- Born: 1907 Wallasey, England
- Died: 1996 (aged 88–89) Bangor, Wales
- Education: Cheltenham Ladies' College; Cheltenham School of Art; Liverpool School of Art;
- Known for: Painting, murals

= Margaret Blundell =

British artist (1907–1996)

Margaret Leah Blundell (1907–1996) was a British artist, notable as a mural painter, commercial artist and printmaker.

==Biography==
Blundell was born in 1907 at Wallasey, Cheshire (now Merseyside), and attended Cheltenham Ladies' College before going on to study at the Cheltenham School of Art and then, from 1925, at the Liverpool School of Art.
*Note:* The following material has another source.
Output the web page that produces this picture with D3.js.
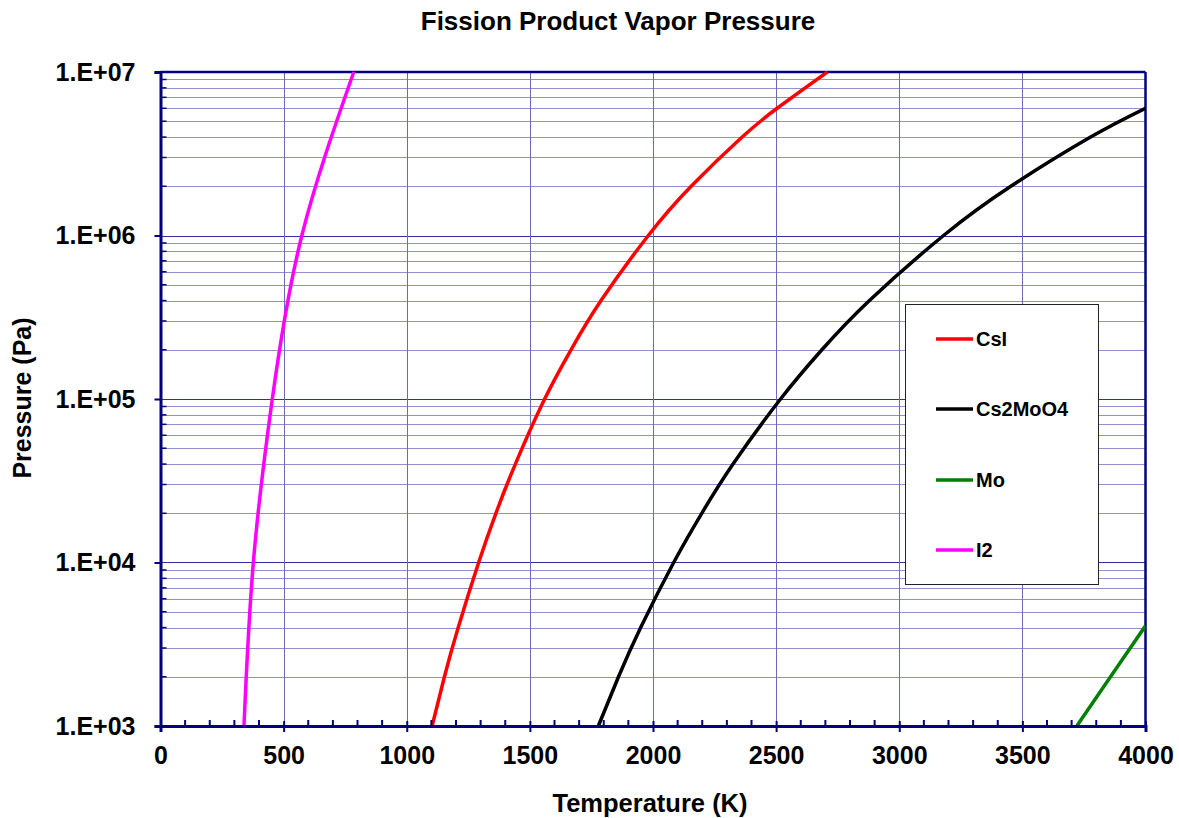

Subsequently, Blundell produced illustrations for magazines and catalogues and also created murals for shops and hotels. Her mural commissions included one for the cafeteria at Lewis's store in Manchester, for the Pleasure Beach Company at Blackpool, for the Daniel Neal chain of shops, for Heal's department store, for the liner RMS Caronia and for LMS hotels. Her murals were featured in the Architects' Journal and Building News. Illustrations by Blundell were featured in the Radio Times and in catalogues for WHSmith and for both Barkers and Lewis's department stores.
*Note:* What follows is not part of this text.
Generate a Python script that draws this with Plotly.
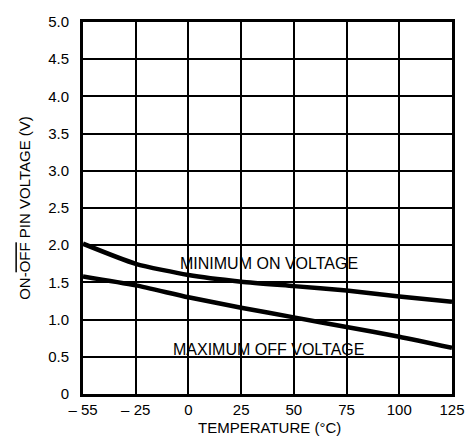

Throughout her painting career, Blundell exhibited with the Royal Society of British Artists, the Society of Wood Engravers, the Royal Cambrian Academy and at the Walker Art Gallery in Liverpool. She became an associate member of the Royal Cambrian Academy in 1951, and a full member in 1956.

Blundell lived at Rhydwyn on Anglesey in north Wales for several years and died at nearby Bangor.